See, in those two simple head-turns, you can genuinely read some struggle going through Vader's mind - even though he has no face with which to show emotion or thought. That's very impressive acting for a body builder in a mask. How would anyone decide that additional dialogue would make the moment better? And who but a total idiot would think that including "No! Nooo!" would improve the scene?

Is George under some sort of King Arthur-style curse? Others may compare him to Dorian Gray, but I prefer to think that there's some magical device, some holy grail if you will, that could repair the co-creator of Dr. Henry Jones. Isn't that silly?

For a rare change, this isn't news that I picked up from AV Club. No, I got it from AICN first, and finished writing this entry before AVC posted their own article about it. Still, they've outdone me (typical) by including all 3 of the expected changes revealed so far (Obi-Wan makes a different noise when first appears, and Ewoks now have CGI eyes that move). Follow the link in this para to watch the rest.

Of course, anyone familiar with the later works of George Lucas shouldn't be surprised that he had to keep on meddling. I didn't even care that much whether Han Solo fires first, as I was more bothered by tons of desert footage covered by new fx of animals... I do get worked up at someone dumb enough to fix a thing that isn't broken and has already been in the public mind for nearly 20 years.

I guess the only real questions are (a) what's gonna get changed next, and (b) who's gonna "improve and update" George?

UPDATE: Oh well, AV Club schooled me once again. They heard, before I did, reports by /Film and Save Star Wars, of a speech George Lucas gave before Congress. What's special about his words is that George was arguing strongly against people being able to colorize and otherwise alter classic movies.

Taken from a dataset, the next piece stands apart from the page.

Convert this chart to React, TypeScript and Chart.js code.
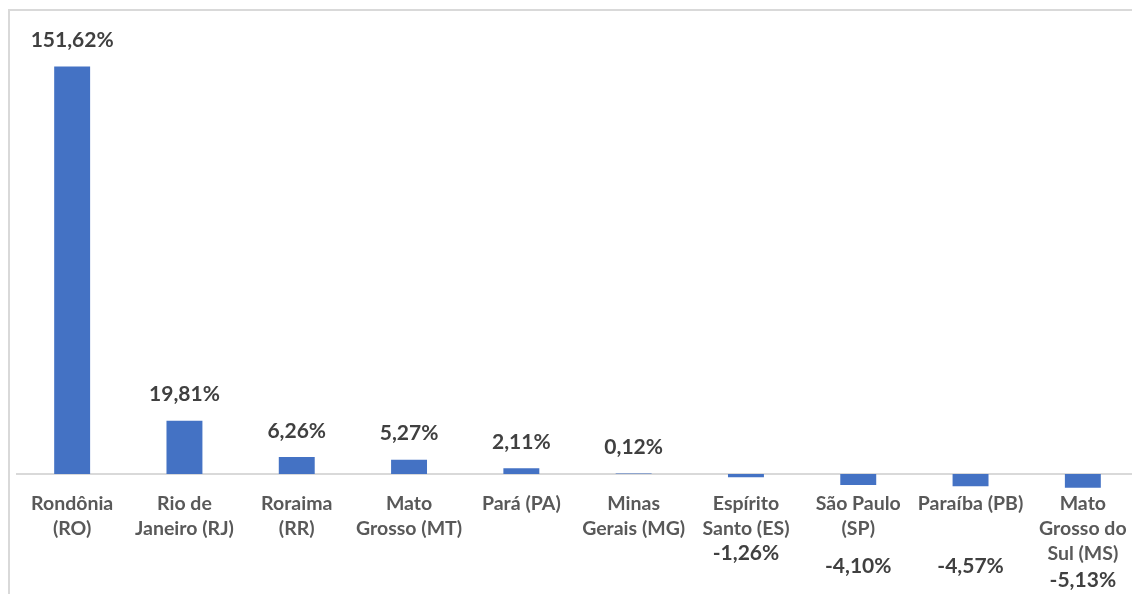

It's worth noting that he meant "people changing other people's works," but the quotes are especially ripe in, retrospect.

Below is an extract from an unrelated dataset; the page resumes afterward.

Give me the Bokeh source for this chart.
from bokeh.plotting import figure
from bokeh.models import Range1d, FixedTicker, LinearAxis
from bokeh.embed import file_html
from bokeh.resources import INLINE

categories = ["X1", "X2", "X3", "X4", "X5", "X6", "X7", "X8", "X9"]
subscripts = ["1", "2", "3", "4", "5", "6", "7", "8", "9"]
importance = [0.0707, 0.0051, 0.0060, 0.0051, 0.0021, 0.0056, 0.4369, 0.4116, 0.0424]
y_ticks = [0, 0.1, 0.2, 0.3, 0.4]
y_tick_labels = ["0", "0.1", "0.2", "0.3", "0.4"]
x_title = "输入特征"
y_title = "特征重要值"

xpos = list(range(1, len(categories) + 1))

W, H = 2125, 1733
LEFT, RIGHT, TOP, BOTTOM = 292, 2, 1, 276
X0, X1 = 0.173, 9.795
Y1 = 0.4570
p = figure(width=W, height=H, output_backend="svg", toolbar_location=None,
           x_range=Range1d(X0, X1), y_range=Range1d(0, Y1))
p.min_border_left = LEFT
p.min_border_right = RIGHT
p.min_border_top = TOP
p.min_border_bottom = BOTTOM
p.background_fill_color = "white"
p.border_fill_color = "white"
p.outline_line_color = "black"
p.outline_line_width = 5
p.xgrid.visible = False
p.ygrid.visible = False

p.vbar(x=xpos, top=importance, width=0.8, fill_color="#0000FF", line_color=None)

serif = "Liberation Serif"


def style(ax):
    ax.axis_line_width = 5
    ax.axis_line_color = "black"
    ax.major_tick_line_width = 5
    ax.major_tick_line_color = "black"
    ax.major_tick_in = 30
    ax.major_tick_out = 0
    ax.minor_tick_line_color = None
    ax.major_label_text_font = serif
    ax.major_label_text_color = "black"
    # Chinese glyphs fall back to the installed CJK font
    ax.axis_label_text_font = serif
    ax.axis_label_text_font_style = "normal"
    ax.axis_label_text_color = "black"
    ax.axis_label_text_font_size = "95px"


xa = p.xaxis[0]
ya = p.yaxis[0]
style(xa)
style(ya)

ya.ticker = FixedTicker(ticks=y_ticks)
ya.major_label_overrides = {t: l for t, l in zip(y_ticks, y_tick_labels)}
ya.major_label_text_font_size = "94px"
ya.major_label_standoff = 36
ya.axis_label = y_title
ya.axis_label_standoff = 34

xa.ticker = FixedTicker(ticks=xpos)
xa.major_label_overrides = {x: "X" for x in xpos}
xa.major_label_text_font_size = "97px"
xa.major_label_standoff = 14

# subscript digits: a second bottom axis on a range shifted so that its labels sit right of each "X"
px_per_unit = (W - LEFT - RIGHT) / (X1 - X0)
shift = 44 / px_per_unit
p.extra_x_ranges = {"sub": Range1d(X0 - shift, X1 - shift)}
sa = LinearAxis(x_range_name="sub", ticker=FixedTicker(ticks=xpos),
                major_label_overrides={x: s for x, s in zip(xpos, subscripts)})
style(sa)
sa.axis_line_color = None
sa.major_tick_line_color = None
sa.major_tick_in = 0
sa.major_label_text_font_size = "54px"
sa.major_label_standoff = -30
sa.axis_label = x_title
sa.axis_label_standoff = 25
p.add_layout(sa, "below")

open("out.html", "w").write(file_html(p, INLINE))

Lucas' claims go beyond mere hypocrisy, they're shocking because of Lucas' vigorous statements (again, before Congress). He said it, much like every line of dialogue in the Star Wars prequels, with a blunt and "extreme" attempt at passion. It's absurdist and ironic, reading the words that George said probably 8 years before he began to work on the "Star Wars Special Editions." Read the quote below, please, and have a nice hard laugh. A nice, hard, snarky, ironic laugh:
“These current defacements are just the beginning. Today, engineers with their computers can add color to black-and-white movies, change the soundtrack, speed up the pace, and add or subtract material to the philosophical tastes of the copyright holder. Tomorrow, more advanced technology will be able to replace actors with ‘fresher faces,’ or alter dialogue and change the movement of the actor’s lips to match. It will soon be possible to create a new ‘original’ negative with whatever changes or alterations the copyright holder of the moment desires….

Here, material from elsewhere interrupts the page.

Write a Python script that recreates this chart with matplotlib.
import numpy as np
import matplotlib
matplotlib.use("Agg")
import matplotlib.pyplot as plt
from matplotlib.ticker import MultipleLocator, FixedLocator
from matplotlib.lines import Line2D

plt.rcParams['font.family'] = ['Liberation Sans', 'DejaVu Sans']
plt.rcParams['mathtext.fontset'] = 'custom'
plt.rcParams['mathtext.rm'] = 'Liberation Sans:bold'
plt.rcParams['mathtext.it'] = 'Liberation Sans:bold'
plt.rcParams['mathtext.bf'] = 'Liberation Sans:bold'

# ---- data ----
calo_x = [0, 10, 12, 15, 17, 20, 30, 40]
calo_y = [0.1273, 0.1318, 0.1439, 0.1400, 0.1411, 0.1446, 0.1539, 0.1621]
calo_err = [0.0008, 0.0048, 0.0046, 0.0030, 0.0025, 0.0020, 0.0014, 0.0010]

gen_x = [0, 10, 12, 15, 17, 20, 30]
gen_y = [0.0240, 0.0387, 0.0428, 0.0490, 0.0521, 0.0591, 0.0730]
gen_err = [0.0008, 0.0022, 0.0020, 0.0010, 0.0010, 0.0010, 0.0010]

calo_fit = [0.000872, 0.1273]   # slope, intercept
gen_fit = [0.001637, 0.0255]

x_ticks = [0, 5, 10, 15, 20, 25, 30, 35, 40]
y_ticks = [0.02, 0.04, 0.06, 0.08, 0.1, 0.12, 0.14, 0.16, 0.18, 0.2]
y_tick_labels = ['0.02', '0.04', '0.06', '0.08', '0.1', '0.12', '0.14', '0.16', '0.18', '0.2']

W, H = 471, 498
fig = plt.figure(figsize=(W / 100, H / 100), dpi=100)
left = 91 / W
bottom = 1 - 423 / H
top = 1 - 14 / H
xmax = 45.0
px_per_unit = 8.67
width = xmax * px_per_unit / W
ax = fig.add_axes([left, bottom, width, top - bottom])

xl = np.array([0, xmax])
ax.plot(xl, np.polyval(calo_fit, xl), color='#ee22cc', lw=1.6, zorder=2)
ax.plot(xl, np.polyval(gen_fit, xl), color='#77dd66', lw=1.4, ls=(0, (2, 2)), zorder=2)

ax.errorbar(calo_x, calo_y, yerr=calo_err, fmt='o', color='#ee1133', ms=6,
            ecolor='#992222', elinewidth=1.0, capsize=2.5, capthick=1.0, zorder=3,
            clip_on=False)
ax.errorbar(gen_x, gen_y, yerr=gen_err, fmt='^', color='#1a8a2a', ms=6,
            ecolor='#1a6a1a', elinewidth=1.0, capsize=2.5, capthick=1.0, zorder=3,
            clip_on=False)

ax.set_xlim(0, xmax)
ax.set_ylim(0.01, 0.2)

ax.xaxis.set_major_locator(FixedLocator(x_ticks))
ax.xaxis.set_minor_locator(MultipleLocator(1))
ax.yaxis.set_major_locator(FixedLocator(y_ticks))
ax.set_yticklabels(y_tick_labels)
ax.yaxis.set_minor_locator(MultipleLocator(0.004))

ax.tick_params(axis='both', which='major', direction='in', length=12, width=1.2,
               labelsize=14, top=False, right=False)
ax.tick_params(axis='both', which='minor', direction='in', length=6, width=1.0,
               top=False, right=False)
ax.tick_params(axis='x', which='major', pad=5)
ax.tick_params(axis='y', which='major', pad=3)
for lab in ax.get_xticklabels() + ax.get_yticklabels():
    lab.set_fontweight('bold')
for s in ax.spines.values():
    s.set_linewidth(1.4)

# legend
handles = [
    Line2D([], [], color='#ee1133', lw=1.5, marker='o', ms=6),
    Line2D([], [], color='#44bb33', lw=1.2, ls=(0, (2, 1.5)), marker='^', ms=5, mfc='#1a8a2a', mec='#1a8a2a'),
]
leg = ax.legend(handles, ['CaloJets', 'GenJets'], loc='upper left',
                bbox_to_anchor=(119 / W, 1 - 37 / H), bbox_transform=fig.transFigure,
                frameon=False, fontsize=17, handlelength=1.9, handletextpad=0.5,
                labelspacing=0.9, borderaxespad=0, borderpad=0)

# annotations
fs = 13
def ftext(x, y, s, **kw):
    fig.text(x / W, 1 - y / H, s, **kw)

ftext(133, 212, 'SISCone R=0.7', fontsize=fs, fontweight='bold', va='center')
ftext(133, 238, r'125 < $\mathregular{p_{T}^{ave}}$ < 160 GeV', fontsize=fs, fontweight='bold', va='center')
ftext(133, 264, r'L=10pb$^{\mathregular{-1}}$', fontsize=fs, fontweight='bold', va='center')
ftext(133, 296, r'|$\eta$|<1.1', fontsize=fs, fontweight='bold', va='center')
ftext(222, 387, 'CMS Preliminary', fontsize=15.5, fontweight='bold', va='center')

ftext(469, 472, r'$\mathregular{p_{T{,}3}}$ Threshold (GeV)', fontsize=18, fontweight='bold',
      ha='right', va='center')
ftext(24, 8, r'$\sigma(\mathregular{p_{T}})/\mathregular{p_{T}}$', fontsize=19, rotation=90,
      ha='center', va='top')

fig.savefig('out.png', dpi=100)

In the future it will become even easier for old negatives to become lost and be ‘replaced’ by new altered negatives. This would be a great loss to our society. Our cultural history must not be allowed to be rewritten…. Attention should be paid to the interest of those who are yet unborn, who should be able to see this generation as it saw itself, and the past generation as it saw itself.”
As far as intellectual-yet-impassioned speeches go, it sounds effective. Rather silly, really, for describing "our cultural history" as a bunch of films and tv shows, but still effective. Even there, I have to give GL credit: I've often argued that American pop culture has pretty much become the entire country's culture, and that I think this fact is sad and lame.

It might be clear that Mr. Lucas has lost his perspective. Lots of people get older and don't realize they've become different than they were when they were younger. I'm sure lots of thieves don't think they're thieves, just like a jerk can think that they're actually quite nice. Regardless, reading that speech nearly blew out my sense of cynicism.